After a couple of weeks of great economic sacrifice, it’s already proving hard for Americans to take. No one will sign up for a lifetime of it.
What will happen next with the coronavirus epidemic is unknown, but it seems certain to claim one very high-profile victim: the so-called Green New Deal.
The current crisis in the U.S. economy is, in miniature but concentrated form, precisely what the Left has in mind in response to climate change: shutting down large sectors of the domestic and global economies through official writ, social pressure, and indirect means, in response to a crisis with potentially devastating and wide-ranging consequences for human life and human flourishing.
What is under way right now in response to the epidemic is in substance much like the Green New Deal and lesser versions of the same climate-change agenda: massive new government spending, political control of critical industries, emergency protocols modeled on wartime practice, etc.
But the characters of the two crises are basically different.
Set aside, for the moment, any reservations you might have about the coronavirus-emergency regime, and set aside your views on climate change, too, whatever they may be.

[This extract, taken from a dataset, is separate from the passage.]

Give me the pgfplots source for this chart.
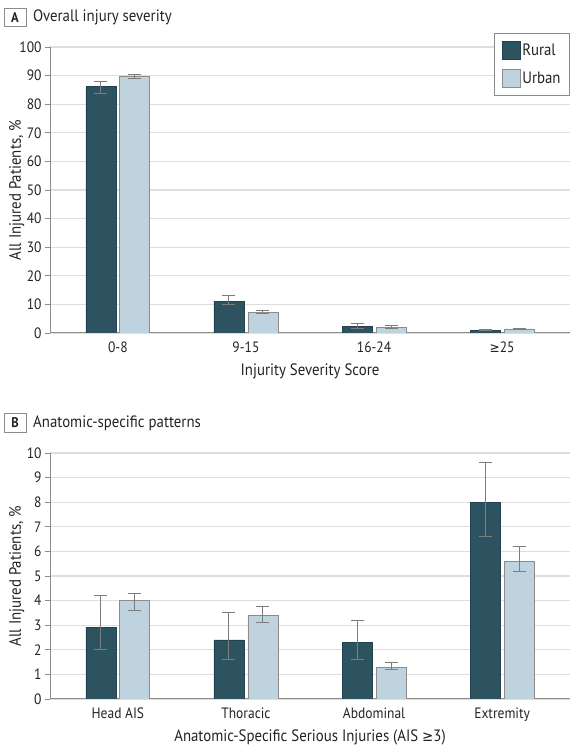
\documentclass[border=0pt]{standalone}
\usepackage{pgfplots}
\pgfplotsset{compat=1.18}
\usepackage{pgfplotstable}
\usepackage{fontspec}
\setmainfont{PT Sans}[FakeStretch=0.9]
\newfontfamily\symf{DejaVu Sans}[Scale=0.9,FakeStretch=0.9]
\definecolor{rural}{RGB}{45,82,96}
\definecolor{urban}{RGB}{190,211,221}
\definecolor{gridc}{RGB}{222,222,222}
\definecolor{errc}{RGB}{125,125,125}
\definecolor{axc}{RGB}{140,140,140}
\definecolor{txt}{RGB}{35,35,35}

\pgfplotstableread{
x y ep em
0 86.3 1.7 2.4
1 11.1 2.1 1.0
2 2.4 1.0 0.9
3 0.9 0.2 0.2
}\ruralA
\pgfplotstableread{
x y ep em
0 89.8 0.5 0.7
1 7.2 0.5 0.4
2 2.0 0.5 0.4
3 1.4 0.1 0.1
}\urbanA
\pgfplotstableread{
x y ep em
0 2.9 1.3 0.9
1 2.4 1.1 0.8
2 2.3 0.9 0.7
3 8.0 1.6 1.4
}\ruralB
\pgfplotstableread{
x y ep em
0 4.0 0.3 0.4
1 3.4 0.35 0.3
2 1.3 0.2 0.1
3 5.6 0.6 0.4
}\urbanB

\begin{document}
\begin{tikzpicture}
\useasboundingbox (0pt,0pt) rectangle (574pt,750pt);
\pgfplotsset{
  mystyle/.style={
    scale only axis, width=520pt,
    xmin=-0.53, xmax=3.53, ymin=0,
    ybar=4pt, bar width=30pt,
    axis x line*=bottom, axis y line*=left,
    axis line style={axc, line width=1pt},
    ymajorgrids, grid style={gridc, line width=1.3pt},
    xtick={0,1,2,3},
    x tick style={draw=none},
    y tick style={axc, line width=0.8pt},
    tick align=outside, major tick length=5pt,
    /pgf/number format/assume math mode=true,
    tick label style={font=\fontsize{15}{18}\selectfont, text=txt},
    label style={font=\fontsize{16.5}{20}\selectfont, text=txt},
    ylabel style={at={(axis description cs:-0.064,0.5)}, anchor=center},
    xlabel style={at={(axis description cs:0.5,0)}, anchor=center, yshift=-38pt},
  },
  eb/.style={error bars/.cd, y dir=both, y explicit,
    error bar style={errc, line width=1pt},
    error mark options={errc, line width=1pt, mark size=6.5pt, rotate=90}},
  rplot/.style={fill=rural, draw=rural!80!black, eb},
  uplot/.style={fill=urban, draw=axc, line width=0.8pt, eb},
}
% Panel A
\begin{axis}[mystyle, at={(50pt,417pt)}, anchor=south west, height=286pt,
  ymax=100, ytick={0,10,...,100},
  xticklabels={0-8,9-15,16-24,{\symf ≥}25},
  xlabel={Injurity Severity Score},
  ylabel={All Injured Patients, \%},
  legend style={at={(axis cs:3.53,105)}, anchor=north east, draw=axc, line width=0.8pt,
    font=\fontsize{16.5}{20}\selectfont, text=txt, row sep=9pt, inner xsep=7pt, inner ysep=8pt},
  legend cell align=left,
  legend image code/.code={\draw[#1] (0pt,-9pt) rectangle (18pt,9pt);},
]
\addplot[rplot] table[x=x, y=y, y error plus=ep, y error minus=em] {\ruralA};
\addplot[uplot] table[x=x, y=y, y error plus=ep, y error minus=em] {\urbanA};
\legend{Rural, Urban}
\end{axis}
% Panel B
\begin{axis}[mystyle, at={(50pt,51pt)}, anchor=south west, height=246pt,
  ymax=10, ytick={0,1,...,10},
  xticklabels={Head AIS,Thoracic,Abdominal,Extremity},
  xlabel={Anatomic-Specific Serious Injuries (AIS {\symf ≥}3)},
  ylabel={All Injured Patients, \%},
]
\addplot[rplot] table[x=x, y=y, y error plus=ep, y error minus=em] {\ruralB};
\addplot[uplot] table[x=x, y=y, y error plus=ep, y error minus=em] {\urbanB};
\end{axis}
% Panel labels
\node[draw=axc, line width=0.8pt, minimum width=22pt, minimum height=18pt, inner sep=0pt,
  font=\fontsize{14}{16}\selectfont\bfseries, text=txt] at (15pt,732.5pt) {A};
\node[anchor=west, font=\fontsize{16.5}{20}\selectfont, text=txt, inner sep=0pt] at (33pt,732.5pt) {Overall injury severity};
\node[draw=axc, line width=0.8pt, minimum width=22pt, minimum height=19pt, inner sep=0pt,
  font=\fontsize{14}{16}\selectfont\bfseries, text=txt] at (15pt,327pt) {B};
\node[anchor=west, font=\fontsize{16.5}{20}\selectfont, text=txt, inner sep=0pt] at (33pt,327pt) {Anatomic-specific patterns};
\end{tikzpicture}
\end{document}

Instead, ask yourself this: If Americans are this resistant to paying a large economic price to enable measures meant to prevent a public-health catastrophe in the here and now — one that threatens the lives of people they know and love — then how much less likely are they to bear not weeks or months but decades of disruption and economic dislocation and a permanently diminished standard of living in order to prevent possibly severe consequences to people in Bangladesh or Indonesia 80 or 100 years from now?
For years, we’ve been hearing, “This is climate change” and “That is climate change,” every time there’s a flood or a storm. If that’s the fact, then climate change is, relatively speaking, manageable. There is no way Americans—or people around the world—are going to agree to endure anything like the current economic downturn in order to prevent problems of that nature.

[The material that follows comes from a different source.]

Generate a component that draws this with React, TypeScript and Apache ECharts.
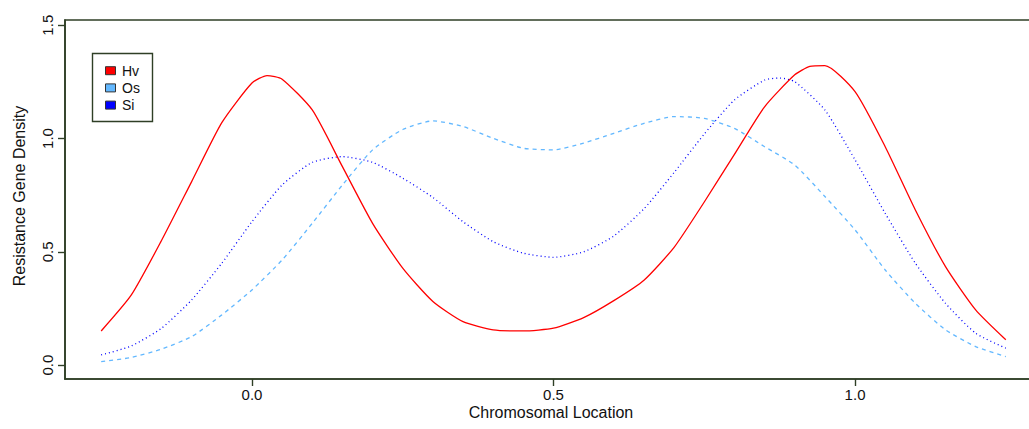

“Oh, but we’ll find them jobs in the new green economy!” comes the response. “It’ll be a net positive!” As though petroleum engineers were lumps of labor that could be reshaped at will by a committee of lawyers in Washington, if only we gave them the power. Nobody is buying that. Not many people are that stupid.

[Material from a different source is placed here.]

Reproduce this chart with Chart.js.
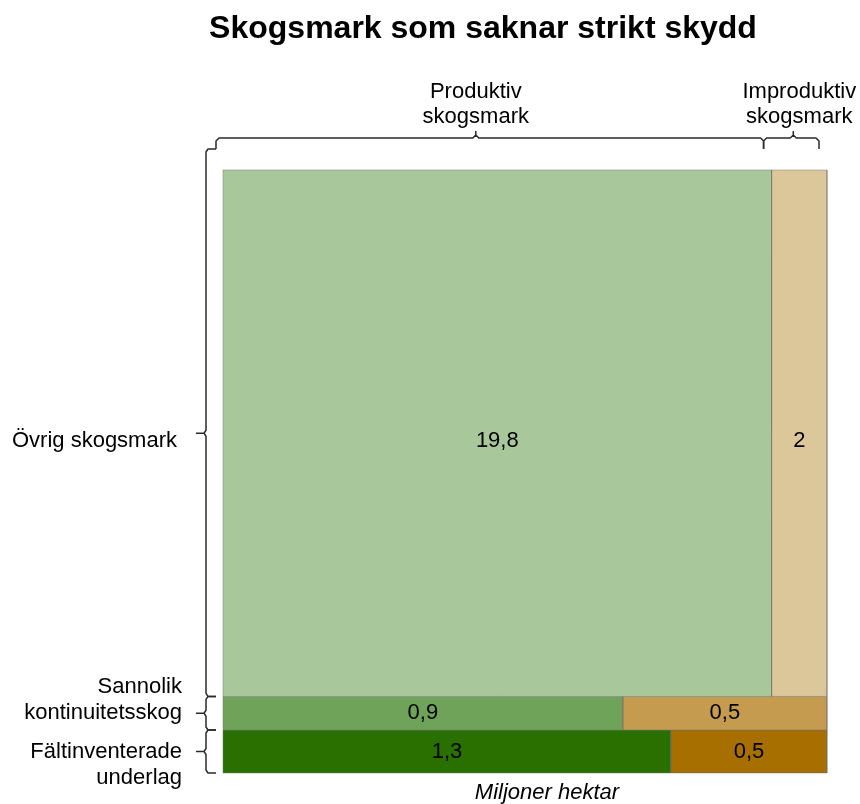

Those spring-break clowns down in Florida and the “coronavirus party” doofuses in Kentucky are We the People, too, and if they are not willing to spend a couple of weeks watching Netflix to save grandma’s life — or their own lives — then do you really think they’re going to take an economic bullet over the prospect of losing 3 percent of world economic output a century from now to global-warming-mitigation costs?
What we are seeing right now is what it looks like when Washington tries to steer the economy. There are times when that is necessary, and this is one of those times. But emergencies do not last forever, and emergency measures should be, by nature, temporary. The attraction of the climate-change crusade is that it creates a permanent state of emergency. The Left wants very much to convince Americans that climate change presents an emergency of the same kind requiring the same “moral equivalent of war” worldwide mobilization.
A couple of months of this is going to be very hard to take. Nobody is signing up for a lifetime of it.